Rockefeller, Wedbush Draw Managers from Wilmington Trust
Rockefeller Capital Management and Wedbush Securities, a contrasting pair of retail brokerage competitors, have each tapped management expertise from Wilmington Trust, the century-old family office business created by the DuPont family.
Rockefeller, which has been rapidly deploying its new private equity capital to hire wealth management strategists and teams from Merrill Lynch, UBS and Morgan Stanley said Monday that it hired Matthew T. Panarese to build a Philadelphia-area presence for its “global family office.”

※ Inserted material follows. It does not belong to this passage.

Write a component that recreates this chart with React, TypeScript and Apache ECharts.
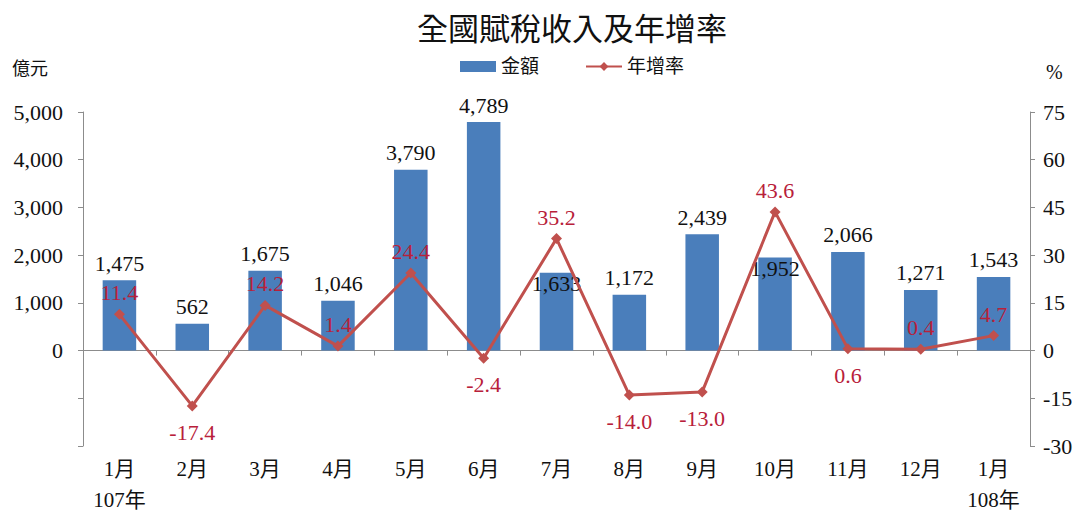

Panarese, who had been president of Wilmington Trust’s Mid-Atlantic region for the last two years, will also have regional responsibility for Rockefeller’s traditional private banking “multi-family office” team in Washington, D.C.
Led by former Merrill Lynch and Morgan Stanley executive Greg Fleming, Rockefeller earlier this month hired veteran brokerage industry executives Michael Parker and Michael Armondo to build its New York and Texas financial advisor ranks. Rockefeller has hired at least five teams of brokers since last fall—including ten multi-million-dollar advisors in Atlanta—to supplement its traditional trust, tax and wealth-planning services for wealthy families.
In Los Angeles, regional firm Wedbush Securities last week said it hired Christopher M. Mone as head of its private wealth management business, which includes some 400 employee and independent-channel brokers. He had been president of U.S. markets for Wilmington Trust’s wealth advisory unit, and also has held management positions at BNY Mellon Wealth Management, UBS, and Prudential Securities, according to Wedbush.
Mone, who has a law degree from Fordham University and worked for two years at Edward Jones prior to joining Wilmington Trust, takes the reins at a sensitive time for Wedbush.
The firm, whose namesake founder Ed Wedbush stepped down as its president last year, last week agreed to pay a $250,000 failure-to-supervise penalty to the Securities and Exchange Commission for ignoring what the regulator called “a long-running pump-and-dump scheme targeting retail investors” by one of its brokers. Wedbush last year was fined $2.5 million by the SEC and the Financial Industry Regulatory Authority for net capital and customer-protection rule violations.
Mone replaces longtime Wedbush executive Jim Richards, who remains with the firm in the new position of director of wealth management operations, reporting to Mone. The Financial Industry Regulatory Authority in October filed a Wells Notice informing Richards that it is likely to recommend disciplinary action related to violating its 3110 supervision rule and its 2010 “catchall” high-standards of commercial honor rule.
A Wedbush spokeswoman declined to comment on the recent fine or the Wells Notice. In announcing its settlement on the failure-to-supervise charge last Wednesday, the SEC acknowledged “remedial measures taken by Wedbush since March 2018, including changes made to senior leadership,” in explaining its settlement terms.
Wilmington Trust’s former president Robert Harra and chief financial officer David Gibson were convicted last year and sentenced in January to prison, with several other executives, for concealing a huge amount of bad commercial real-estate loans. The bank is now a subsidiary of M&T Bank, which purchased it in 2011 and which continues to operate its wealth management businesses under the Wilmington Trust name.